The first step in delegation is to let each employee know what needs to be done, when it needs to be done, and what outcome needs to happen for the employee to be considered successful. Essentially, we are saying, “These are your tasks. When you do these tasks like this, you will be successful.” It creates a wonderful environment where everyone knows what they’re responsible for and what they’re supposed to be doing. Clarity on tasks helps employees grasp their roles and stay in their own lanes.

Once everyone has a clear idea of the tasks that they need to perform, it’s important to make sure that they have all the resources that they need to do those tasks. Sometimes employees don’t have the authority or ability to get the resources that they need. It’s our job as leaders to make sure that they have everything that they need to be successful. Resources could mean information for a report or parts to keep a manufacturing line running. Leaders are responsible for securing resources that employees cannot get on their own.

Another responsibility of leaders is to remove obstacles that keep employees from performing their assigned tasks. An obstacle could be a process requirement that slows things down or a person who is being uncooperative.
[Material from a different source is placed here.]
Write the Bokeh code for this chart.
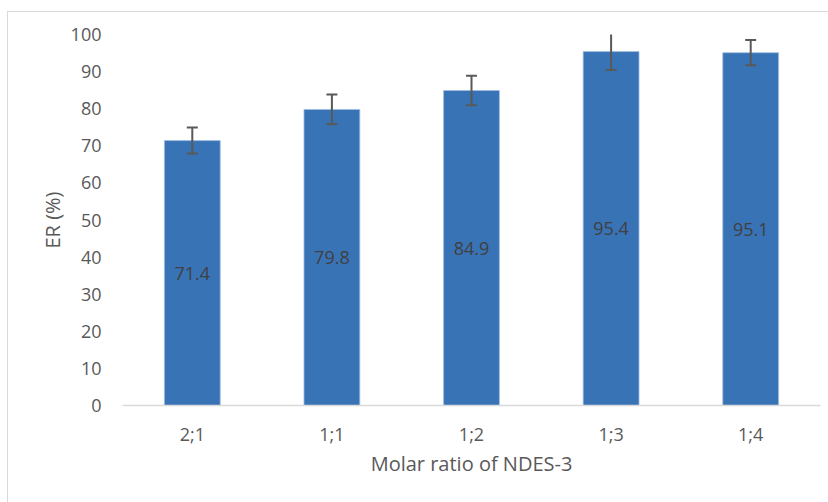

If something is making it difficult for a person to do his or her job, it’s the leader’s responsibility to change the situation.

In summary, the first steps to consider in the delegation of tasks are:

  1. Make sure that everyone knows exactly what tasks they need to perform and why those tasks are important.
  2. Clearly define what success at each task will include.
  3. Ensure employees have the resources that they need to do their assigned tasks successfully.
  4. Remove any obstacles that are hindering employees in the performance of their tasks.

Clear and specific expectations for successful behaviors, along with the proper support, are foundational elements when building an exceptional team or organization.